Video footage of Melbourne police checking whether a man’s coffee cup is empty to see if he’s faking his excuse for not wearing a mask is stirring the latest round of online outrage over Australia’s dystopian Covid-19 policies.
While it is unclear when exactly the video was recorded, the clip went viral on social media on Friday and Saturday, showing several police confronting a man on what appears to be a park trail. One of the officers grabs the man’s coffee cup while asking, “Do you mind if I check if there’s actually anything in that?” He shakes the cup, and after apparently proving that there’s liquid inside, he backs away and tells the man, “Enjoy your coffee.”
The 10-second clip ends with the coffee drinker telling the police, “Jesus loves you all. God bless. I’ll be praying for you all.”
While the parkgoer dealt with the confrontation calmly and cordially, and it remains unclear when exactly the footage was recorded, and online observers expressed their shock over yet another example of Australia’s apparent Covid-19 “authoritarianism.”
Melbourne Police grabs a guy’s coffee cup to check if there is coffee in it otherwise, he would of fined him for not wearing a mask 👀
— DIOGO (@DiogoCorreaPOD) October 16, 2021
Coffee is known to kill COVID 🙃☕️ pic.twitter.com/7wUB1lBXDF
Australian podcast host Diogo Correa Coelho said the man would have been fined if police had found his cup to be empty. Pointing out the absurdity of the beverage crackdown, he quipped, “Coffee is known to kill Covid.”
Other Twitter users pointed to the incident as an indication of how severely personal freedoms have been crushed in the Covid-19 era. One commenter tweeted: “Two years ago, if anybody had said, in the future, groups of police officers will be checking to see whether you are carrying an empty coffee cup to avoid wearing a mask… we would have laughed in their face.”
Many observers pointed out the ridiculousness of supposedly protecting people against the spread of a virus by touching a man’s coffee cup while wearing a presumably dirty glove and giving it back to him. As one critic noted, the police officer “touched the coffee cup, thereby increasing the likelihood of transmission, all because someone is enjoying a walk – outside, where the likelihood of transmission is extremely low. But science.”

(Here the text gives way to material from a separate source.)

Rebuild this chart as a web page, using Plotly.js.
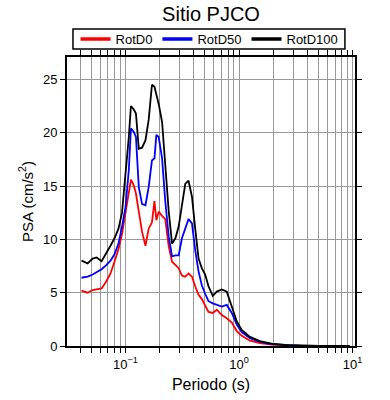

It's a police state, when you have a policeman checking your coffee cup so he can fine you for not wearing a mask if it's empty. Defunding the police seems like the natural next step. This country is in a big authoritarian mess with no leaders
— antoniopablo1967 (@APablo1967) October 16, 2021
Others made Nazi comparisons, such as calling the Melbourne police “coffee cup Gestapo.” One commenter argued that only a “police state” would officers check someone’s coffee cup so they can fine the citizen for not wearing a mask if it’s empty.
Social media users appeared to give the police no slack for just following orders from higher-ups. Still other observers tried to illustrate the alleged police overreach through humor.
“I am about to go long coffee beans,” one Twitter user said. “This gentleman just found another utility for java. It’s a face-diaper exemption card.” Another commenter sarcastically praised the officers for their bravery, saying, “If just one person is saved, it is worth losing your freedom.”
But many critics suggested that the obliteration of individual liberties in the name of fighting the pandemic won’t be easily reversed. “These people aren’t getting their freedom back unless there’s a complete turnaround of their entire government,” one commenter tweeted.
Australia has imposed some of the world’s most stringent pandemic restrictions under its so-called “Covid zero” strategy of trying to completely shut down the virus. New South Wales chief health officer Dr. Kerry Chant, who advised residents in July to refrain from having conversations with people, later said Australians may have to continue wearing masks for years.
Residents of Melbourne have been subjected to the world’s longest Covid-19 lockdown, which has dragged on for more than eight months. The restrictions were eased marginally on September 29, when the state of Victoria hit its 80% first dose vaccination goal.